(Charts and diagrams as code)

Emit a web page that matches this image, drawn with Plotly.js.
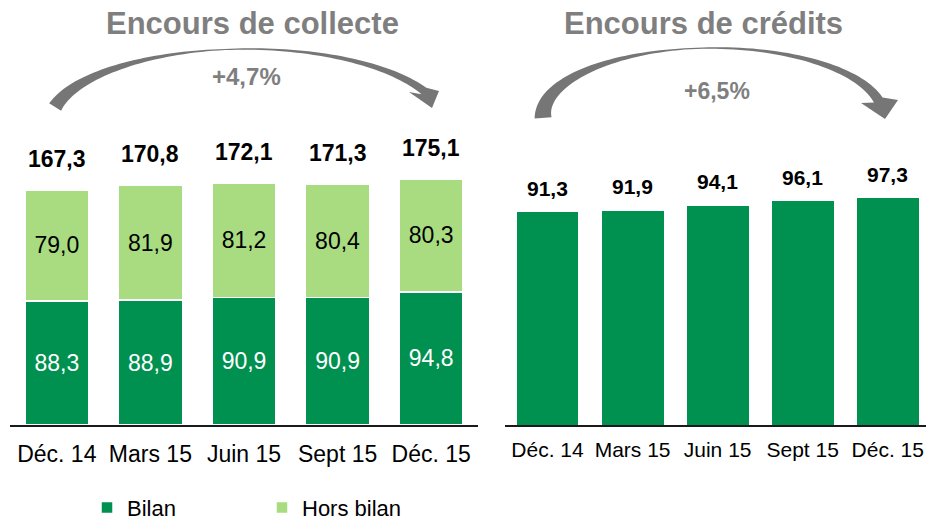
<!DOCTYPE html>
<html>
<head>
<meta charset="utf-8">
<script src="https://cdn.plot.ly/plotly-3.0.1.min.js"></script>
<style>
html,body{margin:0;padding:0;background:#fff;}
#chart{width:926px;height:521px;}
</style>
</head>
<body>
<div id="chart"></div>
<script>
// ---- data ----
const periods = ['Déc. 14', 'Mars 15', 'Juin 15', 'Sept 15', 'Déc. 15'];
const bilan = [88.3, 88.9, 90.9, 90.9, 94.8];
const horsBilan = [79.0, 81.9, 81.2, 80.4, 80.3];
const totalCollecte = [167.3, 170.8, 172.1, 171.3, 175.1];
const credits = [91.3, 91.9, 94.1, 96.1, 97.3];
const titleCollecte = 'Encours de collecte';
const titleCredits = 'Encours de crédits';
const growthCollecte = '+4,7%';
const growthCredits = '+6,5%';

// ---- style ----
const W = 926, H = 521;
const FONT = 'Liberation Sans, Arial, sans-serif';
const DARK = '#00904F';
const LIGHT = '#A9DC80';
const GREY = '#7F7F7F';
const px = x => x / W;
const py = y => 1 - y / H;
const fmt = v => v.toFixed(1).replace('.', ',');

const traces = [
  {
    type: 'bar', name: 'Bilan', x: periods, y: bilan,
    xaxis: 'x', yaxis: 'y', width: 0.684,
    marker: {color: DARK, line: {color: '#ffffff', width: 1.5}},
    texttemplate: '%{y:.1f}', textposition: 'inside', insidetextanchor: 'middle',
    textfont: {family: FONT, size: 23, color: '#ffffff'},
    constraintext: 'none', hoverinfo: 'skip'
  },
  {
    type: 'bar', name: 'Hors bilan', x: periods, y: horsBilan,
    xaxis: 'x', yaxis: 'y', width: 0.684,
    marker: {color: LIGHT, line: {color: '#ffffff', width: 1.5}},
    texttemplate: '%{y:.1f}', textposition: 'inside', insidetextanchor: 'middle',
    textfont: {family: FONT, size: 23, color: '#000000'},
    constraintext: 'none', hoverinfo: 'skip'
  },
  {
    type: 'bar', name: 'Crédits', x: periods, y: credits,
    xaxis: 'x2', yaxis: 'y2', width: 0.74, showlegend: false,
    marker: {color: DARK, line: {color: '#ffffff', width: 1}},
    hoverinfo: 'skip'
  }
];

const annotations = [];
periods.forEach((p, i) => {
  annotations.push({x: p, y: totalCollecte[i], xref: 'x', yref: 'y', text: '<b>' + fmt(totalCollecte[i]) + '</b>',
    showarrow: false, yanchor: 'bottom', yshift: 16, font: {family: FONT, size: 23, color: '#000'}});
  annotations.push({x: p, y: credits[i], xref: 'x2', yref: 'y2', text: '<b>' + fmt(credits[i]) + '</b>',
    showarrow: false, yanchor: 'bottom', yshift: 10, font: {family: FONT, size: 21, color: '#000'}});
});
annotations.push({x: px(252), y: py(23), xref: 'paper', yref: 'paper', text: '<b>' + titleCollecte + '</b>',
  showarrow: false, xanchor: 'center', yanchor: 'middle', font: {family: FONT, size: 31, color: GREY}});
annotations.push({x: px(703), y: py(23), xref: 'paper', yref: 'paper', text: '<b>' + titleCredits + '</b>',
  showarrow: false, xanchor: 'center', yanchor: 'middle', font: {family: FONT, size: 31, color: GREY}});
annotations.push({x: px(246), y: py(76), xref: 'paper', yref: 'paper', text: '<b>' + growthCollecte + '</b>',
  showarrow: false, xanchor: 'center', yanchor: 'middle', font: {family: FONT, size: 24, color: GREY}});
annotations.push({x: px(717), y: py(91), xref: 'paper', yref: 'paper', text: '<b>' + growthCredits + '</b>',
  showarrow: false, xanchor: 'center', yanchor: 'middle', font: {family: FONT, size: 23, color: GREY}});

// curved decorative arrows (pixel geometry -> paper coords)
function arrowPath(cx, cy, a, b, th0, th1, w0, wm, w1, cOut, tip, cIn) {
  const N = 80, outer = [], inner = [];
  for (let i = 0; i <= N; i++) {
    const s = i / N, th = th0 + (th1 - th0) * s;
    const x = cx + a * Math.cos(th), y = cy - b * Math.sin(th);
    let nx = Math.cos(th) / a, ny = -Math.sin(th) / b;
    const nl = Math.hypot(nx, ny); nx /= nl; ny /= nl;
    const w = s < 0.5 ? wm + (w0 - wm) * Math.pow(1 - 2 * s, 1.4) : wm + (w1 - wm) * Math.pow(2 * s - 1, 1.4);
    outer.push([x + nx * w / 2, y + ny * w / 2]);
    inner.push([x - nx * w / 2, y - ny * w / 2]);
  }
  const pts = outer.concat([cOut, tip, cIn]).concat(inner.reverse());
  return pts.map((p, i) => (i ? 'L' : 'M') + px(p[0]).toFixed(5) + ',' + py(p[1]).toFixed(5)).join(' ') + ' Z';
}
const shapes = [
  {type: 'path', xref: 'paper', yref: 'paper', fillcolor: '#767676', line: {width: 0},
    path: arrowPath(247, 124, 197, 75, 2.913, 0.456, 14, 1.2, 8, [439, 91], [432, 108], [409, 92])},
  {type: 'path', xref: 'paper', yref: 'paper', fillcolor: '#767676', line: {width: 0},
    path: arrowPath(713, 116, 170, 68, 3.17, 0.237, 17, 1.2, 10, [898, 100], [885, 119], [861, 103])}
];

const axisX = {
  type: 'category', showline: true, linecolor: '#1a1a1a', linewidth: 2,
  showgrid: false, zeroline: false, ticks: 'outside', tickcolor: 'rgba(0,0,0,0)',
  fixedrange: true
};
const layout = {
  width: W, height: H,
  margin: {l: 0, r: 0, t: 0, b: 0, autoexpand: false},
  paper_bgcolor: '#ffffff', plot_bgcolor: 'rgba(0,0,0,0)',
  separators: ', ',
  barmode: 'stack',
  font: {family: FONT, color: '#000'},
  xaxis: Object.assign({}, axisX, {domain: [px(10), px(478)], range: [-0.5, 4.5], ticklen: 7, tickfont: {family: FONT, size: 23, color: '#000'}}),
  yaxis: {domain: [py(425), 1], range: [0, 302.5], visible: false, fixedrange: true},
  xaxis2: Object.assign({}, axisX, {domain: [px(505), 1], range: [-0.5, 4.45], anchor: 'y2', ticklen: 5, tickfont: {family: FONT, size: 21, color: '#000'}}),
  yaxis2: {domain: [py(425), 1], range: [0, 182.0], visible: false, anchor: 'x2', fixedrange: true},
  showlegend: true,
  legend: {orientation: 'h', x: px(87), xanchor: 'left', y: -0.015, yanchor: 'bottom',
    font: {family: FONT, size: 22, color: '#000'}, entrywidth: 130, entrywidthmode: 'pixels',
    traceorder: 'normal', bgcolor: 'rgba(0,0,0,0)'},
  annotations: annotations,
  shapes: shapes
};
Plotly.newPlot('chart', traces, layout, {displayModeBar: false, staticPlot: true});
</script>
</body>
</html>
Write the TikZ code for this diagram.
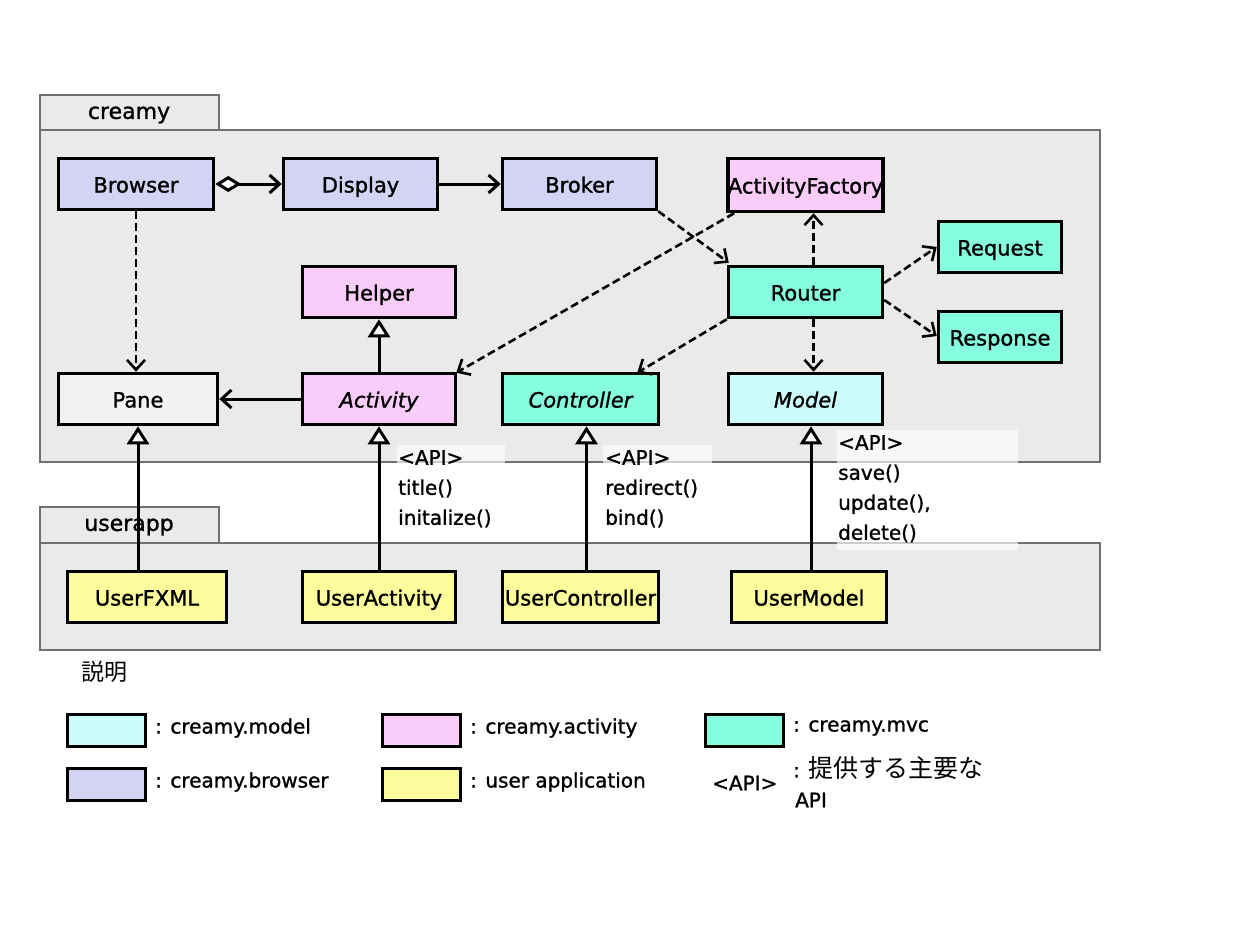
\documentclass[tikz,border=0pt]{standalone}
\usepackage{fontspec}
\setmainfont{DejaVu Sans}[FakeBold=1.2, ItalicFont=DejaVu Sans Oblique, ItalicFeatures={FakeBold=1.2}]
\newfontfamily\cjk{Noto Sans CJK JP}
\usetikzlibrary{arrows.meta}
\definecolor{pkgfill}{HTML}{EAEAEA}
\definecolor{pkgline}{HTML}{707070}
\definecolor{cbrowser}{HTML}{D3D3F3}
\definecolor{cactivity}{HTML}{FACCFA}
\definecolor{cmvc}{HTML}{86FDDF}
\definecolor{cmodel}{HTML}{CCFCFC}
\definecolor{cuser}{HTML}{FCFC9C}
\definecolor{cpane}{HTML}{F2F2F2}
\tikzset{
  pkg/.style={draw=pkgline, fill=pkgfill, line width=2.5pt},
  cls/.style={draw=black, line width=3.5pt, inner sep=0pt, minimum height=51pt, text height=17pt, text depth=0pt, font=\fontsize{21}{24}\selectfont},
  legbox/.style={draw=black, line width=3.5pt, inner sep=0pt, minimum width=78pt, minimum height=32pt},
  legtxt/.style={anchor=west, inner sep=0pt, font=\fontsize{20}{24}\selectfont},
  apitxt/.style={anchor=north west, inner sep=0pt, align=left, font=\fontsize{20}{30}\selectfont},
  apibg/.style={fill=white, opacity=0.65, draw=none},
  conn/.style={line width=3pt, draw=black},
  dep/.style={line width=2.6pt, draw=black, dash pattern=on 8pt off 4pt, -{Straight Barb[length=10pt,width=18pt,line width=2.6pt]}},
  nav/.style={conn, -{Straight Barb[length=10pt,width=18pt]}},
  inh/.style={conn, -{Triangle[open,length=18pt,width=22pt,fill=white]}},
  agg/.style={conn, {Diamond[open,length=26pt,width=16pt,fill=white]}-{Straight Barb[length=10pt,width=18pt]}},
}
\begin{document}
\begin{tikzpicture}[x=1pt,y=-1pt]
\useasboundingbox[fill=white] (0,0) rectangle (1257,942);
% packages
\draw[pkg] (40,95) rectangle (219,130);
\draw[pkg] (40,130) rectangle (1100,462);
\node[font=\fontsize{22}{24}\selectfont] (creamylbl) at (129,115) {creamy};
\draw[pkg] (40,507) rectangle (219,543);
\draw[pkg] (40,543) rectangle (1100,650);
\node[font=\fontsize{22}{24}\selectfont] (userlbl) at (129,527) {userapp};
% API label backgrounds
\fill[apibg] (397,445) rectangle (505,540);
\fill[apibg] (603,445) rectangle (712,536);
\fill[apibg] (837,430) rectangle (1018,550);
\node[apitxt] (api1) at (398,450) {<API>\\title()\\initalize()};
\node[apitxt] (api2) at (605,450) {<API>\\redirect()\\bind()};
\node[apitxt] (api3) at (838,435) {<API>\\save()\\update(),\\delete()};
% classes
\node[cls, fill=cbrowser, minimum width=155pt] (browser) at (136,184) {Browser};
\node[cls, fill=cbrowser, minimum width=154pt] (display) at (360.5,184) {Display};
\node[cls, fill=cbrowser, minimum width=154pt] (broker) at (579.5,184) {Broker};
\node[cls, fill=cactivity, minimum width=154pt, minimum height=53pt] (factory) at (805.5,185) {ActivityFactory};
\node[cls, fill=cmvc, minimum width=123pt] (request) at (1000,247) {Request};
\node[cls, fill=cmvc, minimum width=123pt] (response) at (1000,337) {Response};
\node[cls, fill=cmvc, minimum width=154pt] (router) at (805.5,292) {Router};
\node[cls, fill=cactivity, minimum width=153pt] (helper) at (379,292) {Helper};
\node[cls, fill=cpane, minimum width=159pt] (pane) at (138,399) {Pane};
\node[cls, fill=cactivity, minimum width=153pt] (activity) at (379,399) {\itshape Activity};
\node[cls, fill=cmvc, minimum width=156pt] (controller) at (580.5,399) {\itshape Controller};
\node[cls, fill=cmodel, minimum width=154pt] (model) at (805.5,399) {\itshape Model};
\node[cls, fill=cuser, minimum width=159pt] (userfxml) at (147,597) {UserFXML};
\node[cls, fill=cuser, minimum width=153pt] (useractivity) at (379,597) {UserActivity};
\node[cls, fill=cuser, minimum width=156pt] (usercontroller) at (580.5,597) {UserController};
\node[cls, fill=cuser, minimum width=155pt] (usermodel) at (809,597) {UserModel};
% connectors
\draw[agg] (browser.east) -- (display.west);
\draw[nav] (display.east) -- (broker.west);
\draw[dep] (broker.south east) -- ([xshift=2pt,yshift=2pt]router.north west);
\draw[dep] ([xshift=8pt]router.north) -- ([xshift=8pt]factory.south);
\draw[dep] ([xshift=8pt]factory.south west) -- ([xshift=-1pt,yshift=-1pt]activity.north east);
\draw[dep] ([yshift=9pt]router.east) -- (request.west);
\draw[dep] ([yshift=-8pt]router.east) -- ([yshift=1pt]response.west);
\draw[dep] (router.south west) -- ([xshift=-23pt,yshift=-1pt]controller.north east);
\draw[dep] ([xshift=8pt]router.south) -- ([xshift=8pt]model.north);
\draw[dep] (browser.south) -- (browser.south |- pane.north);
\draw[nav] (activity.west) -- (pane.east);
\draw[inh] (activity.north) -- (helper.south);
\draw[inh] (pane.south |- userfxml.north) -- (pane.south);
\draw[inh] (useractivity.north) -- (activity.south);
\draw[inh] ([xshift=6pt]usercontroller.north) -- ([xshift=6pt]controller.south);
\draw[inh] ([xshift=2pt]usermodel.north) -- ([xshift=5.5pt]model.south);
% legend
\node[font=\cjk\fontsize{23}{26}\selectfont] (legtitle) at (104,672) {説明};
\node[legbox, fill=cmodel] (lmodel) at (106.5,730.5) {};
\node[legtxt] (tmodel) at (155,728) {: creamy.model};
\node[legbox, fill=cactivity] (lactivity) at (421.5,730.5) {};
\node[legtxt] (tactivity) at (470,728) {: creamy.activity};
\node[legbox, fill=cmvc] (lmvc) at (744.5,730.5) {};
\node[legtxt] (tmvc) at (793,728) {: creamy.mvc};
\node[legbox, fill=cbrowser] (lbrowser) at (106.5,784.5) {};
\node[legtxt] (tbrowser) at (155,782) {: creamy.browser};
\node[legbox, fill=cuser] (luser) at (421.5,784.5) {};
\node[legtxt] (tuser) at (470,782) {: user application};
\node[legtxt] (tapi) at (712,783) {<API>};
\node[legtxt] (tapidesc) at (793,768) {: {\cjk\fontsize{25}{26}\selectfont 提供する主要な}};
\node[legtxt] (tapi2) at (795,800) {API};
\end{tikzpicture}
\end{document}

- [Request] Leave the pictures out and reproduce exactly the lines from the top of the listing above through the line with "const fmt = v".

- [Exercise output]
Emit a web page that matches this image, drawn with Plotly.js.
<!DOCTYPE html>
<html>
<head>
<meta charset="utf-8">
<script src="https://cdn.plot.ly/plotly-3.0.1.min.js"></script>
<style>
html,body{margin:0;padding:0;background:#fff;}
#chart{width:926px;height:521px;}
</style>
</head>
<body>
<div id="chart"></div>
<script>
// ---- data ----
const periods = ['Déc. 14', 'Mars 15', 'Juin 15', 'Sept 15', 'Déc. 15'];
const bilan = [88.3, 88.9, 90.9, 90.9, 94.8];
const horsBilan = [79.0, 81.9, 81.2, 80.4, 80.3];
const totalCollecte = [167.3, 170.8, 172.1, 171.3, 175.1];
const credits = [91.3, 91.9, 94.1, 96.1, 97.3];
const titleCollecte = 'Encours de collecte';
const titleCredits = 'Encours de crédits';
const growthCollecte = '+4,7%';
const growthCredits = '+6,5%';

// ---- style ----
const W = 926, H = 521;
const FONT = 'Liberation Sans, Arial, sans-serif';
const DARK = '#00904F';
const LIGHT = '#A9DC80';
const GREY = '#7F7F7F';
const px = x => x / W;
const py = y => 1 - y / H;
const fmt = v => v.toFixed(1).replace('.', ',');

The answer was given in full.